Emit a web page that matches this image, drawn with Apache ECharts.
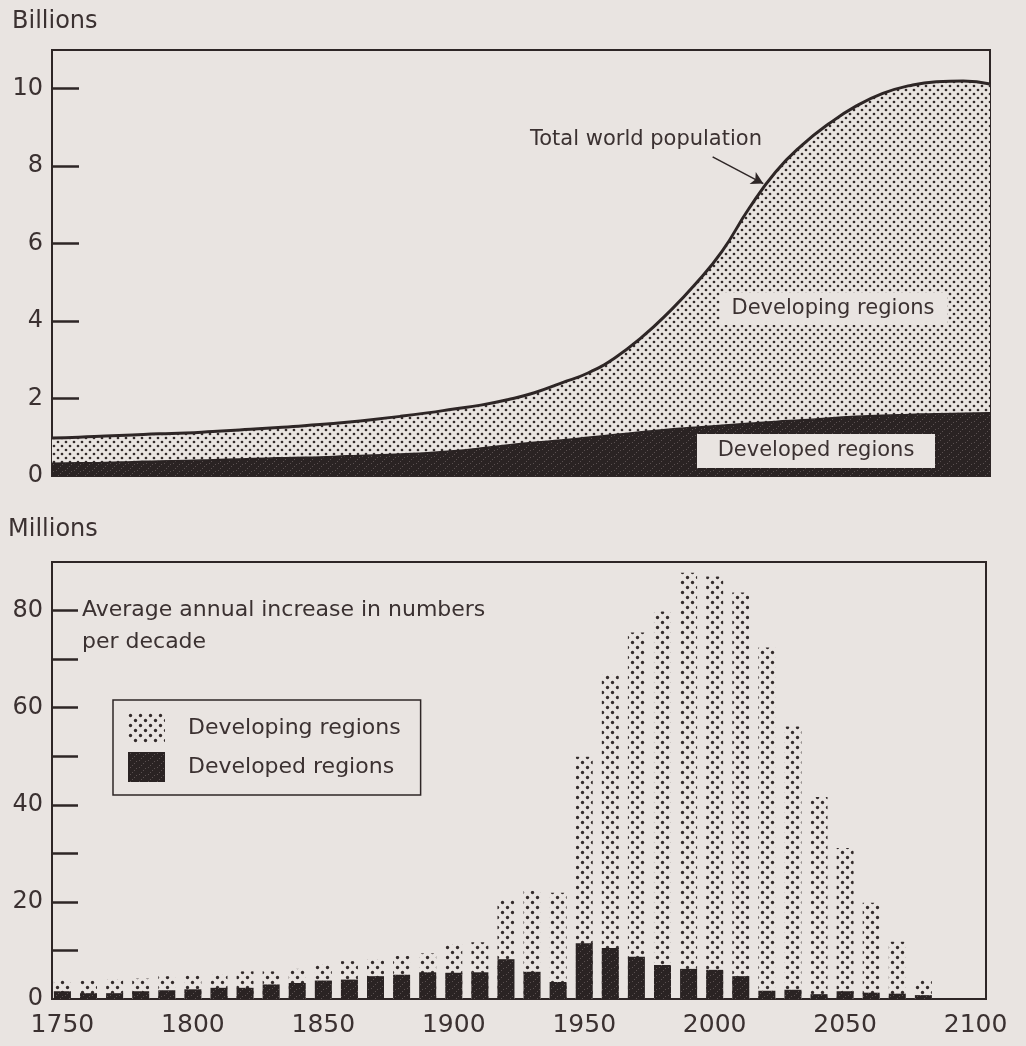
<!DOCTYPE html>
<html>
<head>
<meta charset="utf-8">
<script src="https://cdn.jsdelivr.net/npm/echarts@6/dist/echarts.min.js"></script>
<style>
html,body{margin:0;padding:0;background:#e9e4e1;}
#c{width:1026px;height:1046px;}
</style>
</head>
<body>
<div id="c"></div>
<script>
// ---------- DATA ----------
// Top chart: population in billions, by year
const popYears = [1750,1760,1770,1780,1790,1800,1810,1820,1830,1840,1850,1860,1870,1880,1890,1900,1910,1920,1930,1940,1950,1960,1970,1980,1990,2000,2010,2020,2030,2040,2050,2060,2070,2080,2090,2100];
const totalPop = [0.98,1.0,1.03,1.06,1.09,1.11,1.15,1.19,1.23,1.28,1.33,1.39,1.46,1.54,1.63,1.73,1.83,1.97,2.15,2.4,2.66,3.05,3.58,4.22,4.95,5.8,6.9,7.85,8.55,9.1,9.55,9.88,10.08,10.18,10.2,10.12];
const developedPop = [0.33,0.34,0.35,0.37,0.39,0.40,0.42,0.44,0.46,0.48,0.49,0.52,0.54,0.57,0.60,0.65,0.72,0.80,0.87,0.93,1.0,1.07,1.14,1.21,1.26,1.31,1.36,1.41,1.45,1.50,1.54,1.57,1.59,1.61,1.62,1.63];

// Bottom chart: average annual increase per decade, millions
const decades = [1750,1760,1770,1780,1790,1800,1810,1820,1830,1840,1850,1860,1870,1880,1890,1900,1910,1920,1930,1940,1950,1960,1970,1980,1990,2000,2010,2020,2030,2040,2050,2060,2070,2080];
const totalIncrease = [3.9,3.8,4.1,4.2,4.7,4.9,5.0,5.7,5.7,6.2,7.1,7.8,8.2,8.9,9.4,11.3,11.7,20.4,22.3,21.9,49.9,66.8,75.5,79.8,87.8,87.0,83.7,72.4,56.1,41.6,31.1,19.8,11.8,3.9];
const developedIncrease = [1.6,1.2,1.2,1.6,1.8,2.0,2.3,2.3,3.0,3.3,3.8,4.0,4.7,5.0,5.5,5.4,5.5,8.2,5.6,3.5,11.5,10.5,8.7,7.0,6.2,6.0,4.7,1.7,1.9,1.0,1.6,1.3,1.1,0.8];

const xLabels = [1750,1800,1850,1900,1950,2000,2050,2100];
const topYLabels = [0,2,4,6,8,10];
const bottomYLabels = [0,20,40,60,80];

// ---------- STYLES ----------
const BG = '#e9e4e1';
const INK = '#2e2626';
const TXT = '#3b3131';
const FONT = '"DejaVu Sans", sans-serif';

function dotPattern(size, dots, r, bg, fg) {
  const c = document.createElement('canvas');
  c.width = size; c.height = size;
  const g = c.getContext('2d');
  g.fillStyle = bg; g.fillRect(0, 0, size, size);
  g.fillStyle = fg;
  dots.forEach(d => { g.beginPath(); g.arc(d[0], d[1], r, 0, Math.PI * 2); g.fill(); });
  return c;
}
function darkPattern() {
  const c = document.createElement('canvas');
  c.width = 9; c.height = 7;
  const g = c.getContext('2d');
  g.fillStyle = '#2a2323'; g.fillRect(0, 0, 9, 7);
  g.fillStyle = '#5a5050';
  [[2,1],[6,4],[4,6],[8,2]].forEach(p => g.fillRect(p[0], p[1], 1, 1));
  return c;
}
const areaDots = { image: dotPattern(8, [[2,2],[6,6]], 1.35, BG, '#332b2b'), repeat: 'repeat' };
const barDots = { image: dotPattern(10, [[2.5,2.5],[7.5,7.5]], 1.65, BG, '#332b2b'), repeat: 'repeat' };
const darkFill = { image: darkPattern(), repeat: 'repeat' };

const chart = echarts.init(document.getElementById('c'));

const option = {
  backgroundColor: BG,
  animation: false,
  textStyle: { fontFamily: FONT, color: TXT },
  grid: [
    { left: 52, right: 36, top: 50, bottom: 570, show: true, borderColor: INK, borderWidth: 2, backgroundColor: 'transparent' },
    { left: 52, right: 40, top: 562, bottom: 47, show: true, borderColor: INK, borderWidth: 2, backgroundColor: 'transparent' }
  ],
  xAxis: [
    { gridIndex: 0, type: 'value', min: 1750, max: 2100, show: false, splitLine: { show: false } },
    { gridIndex: 1, type: 'value', min: 1746, max: 2104,
      axisLine: { show: true, lineStyle: { color: INK, width: 2 } },
      axisTick: { show: false },
      splitLine: { show: false },
      axisLabel: { customValues: xLabels, formatter: v => String(v), fontSize: 25, color: TXT, margin: 14, fontFamily: FONT } }
  ],
  yAxis: [
    { gridIndex: 0, type: 'value', min: 0, max: 11, interval: 1,
      axisLine: { show: true, lineStyle: { color: INK, width: 2 } },
      axisTick: { show: true, inside: true, length: 27, lineStyle: { color: INK, width: 2.5 },
                  customValues: [2,4,6,8,10] },
      axisLabel: { customValues: topYLabels, formatter: v => String(v), fontSize: 24, color: TXT, margin: 9, fontFamily: FONT },
      splitLine: { show: false } },
    { gridIndex: 1, type: 'value', min: 0, max: 90, interval: 10,
      axisLine: { show: true, lineStyle: { color: INK, width: 2 } },
      axisTick: { show: true, inside: true, length: 26, lineStyle: { color: INK, width: 2.5 },
                  customValues: [10,20,30,40,50,60,70,80] },
      axisLabel: { customValues: bottomYLabels, formatter: v => String(v), fontSize: 24, color: TXT, margin: 9, fontFamily: FONT },
      splitLine: { show: false } }
  ],
  legend: {
    data: ['Developing regions', 'Developed regions'],
    orient: 'vertical',
    left: 113, top: 700,
    itemWidth: 37, itemHeight: 30, itemGap: 9,
    padding: [13, 20, 13, 15],
    borderColor: INK, borderWidth: 1.5,
    backgroundColor: BG,
    icon: 'rect',
    selectedMode: false,
    textStyle: { fontSize: 22, color: TXT, fontFamily: FONT, padding: [0, 0, 0, 18] }
  },
  series: [
    { name: 'Total world population', type: 'line', xAxisIndex: 0, yAxisIndex: 0,
      smooth: true, showSymbol: false, symbol: 'none',
      data: popYears.map((y, i) => [y, totalPop[i]]),
      lineStyle: { color: INK, width: 3 },
      itemStyle: { color: INK },
      areaStyle: { color: areaDots, opacity: 1 }, z: 2,
      markLine: {
        silent: true, symbol: ['none', 'arrow'], symbolSize: [10, 12],
        lineStyle: { color: INK, width: 1.5, type: 'solid' },
        label: { show: false },
        data: [[{ coord: [1996.5, 8.24] }, { coord: [2015.4, 7.55] }]]
      } },
    { name: 'Developed population', type: 'line', xAxisIndex: 0, yAxisIndex: 0,
      smooth: true, showSymbol: false, symbol: 'none',
      data: popYears.map((y, i) => [y, developedPop[i]]),
      lineStyle: { color: '#2a2323', width: 1.5 },
      itemStyle: { color: '#2a2323' },
      areaStyle: { color: darkFill, opacity: 1 }, z: 3 },
    { name: 'Developing regions', type: 'bar', xAxisIndex: 1, yAxisIndex: 1,
      barWidth: 17, barGap: '-100%',
      data: decades.map((y, i) => [y, totalIncrease[i]]),
      itemStyle: { color: barDots }, z: 2 },
    { name: 'Developed regions', type: 'bar', xAxisIndex: 1, yAxisIndex: 1,
      barWidth: 17, barGap: '-100%',
      data: decades.map((y, i) => [y, developedIncrease[i]]),
      itemStyle: { color: darkFill }, z: 3 }
  ],
  graphic: [
    { type: 'text', x: 12, y: 22, z: 100, style: { text: 'Billions', fontSize: 24, fill: TXT, fontFamily: FONT, verticalAlign: 'middle' } },
    { type: 'text', x: 8, y: 530, z: 100, style: { text: 'Millions', fontSize: 24, fill: TXT, fontFamily: FONT, verticalAlign: 'middle' } },
    { type: 'text', x: 530, y: 140, z: 100, style: { text: 'Total world population', fontSize: 21, fill: TXT, fontFamily: FONT, verticalAlign: 'middle' } },
    { type: 'rect', shape: { x: 720, y: 293, width: 227, height: 32 }, z: 100, style: { fill: BG } },
    { type: 'text', x: 833, y: 309, z: 101, style: { text: 'Developing regions', fontSize: 21, fill: TXT, fontFamily: FONT, align: 'center', verticalAlign: 'middle' } },
    { type: 'rect', shape: { x: 697, y: 434, width: 238, height: 34 }, z: 100, style: { fill: BG } },
    { type: 'text', x: 816, y: 451, z: 101, style: { text: 'Developed regions', fontSize: 21, fill: TXT, fontFamily: FONT, align: 'center', verticalAlign: 'middle' } },
    { type: 'text', x: 82, y: 610, z: 100, style: { text: 'Average annual increase in numbers', fontSize: 22, fill: TXT, fontFamily: FONT, verticalAlign: 'middle' } },
    { type: 'text', x: 82, y: 642, z: 100, style: { text: 'per decade', fontSize: 22, fill: TXT, fontFamily: FONT, verticalAlign: 'middle' } }
  ]
};
chart.setOption(option);
</script>
</body>
</html>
——————
Aim >> With the pictures left out, restate word for word every line of the data above, from the first down to the line that contains "const bottomYLabels = [0,20,40,60,80];".

Response to this exercise >>
Emit a web page that matches this image, drawn with Apache ECharts.
<!DOCTYPE html>
<html>
<head>
<meta charset="utf-8">
<script src="https://cdn.jsdelivr.net/npm/echarts@6/dist/echarts.min.js"></script>
<style>
html,body{margin:0;padding:0;background:#e9e4e1;}
#c{width:1026px;height:1046px;}
</style>
</head>
<body>
<div id="c"></div>
<script>
// ---------- DATA ----------
// Top chart: population in billions, by year
const popYears = [1750,1760,1770,1780,1790,1800,1810,1820,1830,1840,1850,1860,1870,1880,1890,1900,1910,1920,1930,1940,1950,1960,1970,1980,1990,2000,2010,2020,2030,2040,2050,2060,2070,2080,2090,2100];
const totalPop = [0.98,1.0,1.03,1.06,1.09,1.11,1.15,1.19,1.23,1.28,1.33,1.39,1.46,1.54,1.63,1.73,1.83,1.97,2.15,2.4,2.66,3.05,3.58,4.22,4.95,5.8,6.9,7.85,8.55,9.1,9.55,9.88,10.08,10.18,10.2,10.12];
const developedPop = [0.33,0.34,0.35,0.37,0.39,0.40,0.42,0.44,0.46,0.48,0.49,0.52,0.54,0.57,0.60,0.65,0.72,0.80,0.87,0.93,1.0,1.07,1.14,1.21,1.26,1.31,1.36,1.41,1.45,1.50,1.54,1.57,1.59,1.61,1.62,1.63];

// Bottom chart: average annual increase per decade, millions
const decades = [1750,1760,1770,1780,1790,1800,1810,1820,1830,1840,1850,1860,1870,1880,1890,1900,1910,1920,1930,1940,1950,1960,1970,1980,1990,2000,2010,2020,2030,2040,2050,2060,2070,2080];
const totalIncrease = [3.9,3.8,4.1,4.2,4.7,4.9,5.0,5.7,5.7,6.2,7.1,7.8,8.2,8.9,9.4,11.3,11.7,20.4,22.3,21.9,49.9,66.8,75.5,79.8,87.8,87.0,83.7,72.4,56.1,41.6,31.1,19.8,11.8,3.9];
const developedIncrease = [1.6,1.2,1.2,1.6,1.8,2.0,2.3,2.3,3.0,3.3,3.8,4.0,4.7,5.0,5.5,5.4,5.5,8.2,5.6,3.5,11.5,10.5,8.7,7.0,6.2,6.0,4.7,1.7,1.9,1.0,1.6,1.3,1.1,0.8];

const xLabels = [1750,1800,1850,1900,1950,2000,2050,2100];
const topYLabels = [0,2,4,6,8,10];
const bottomYLabels = [0,20,40,60,80];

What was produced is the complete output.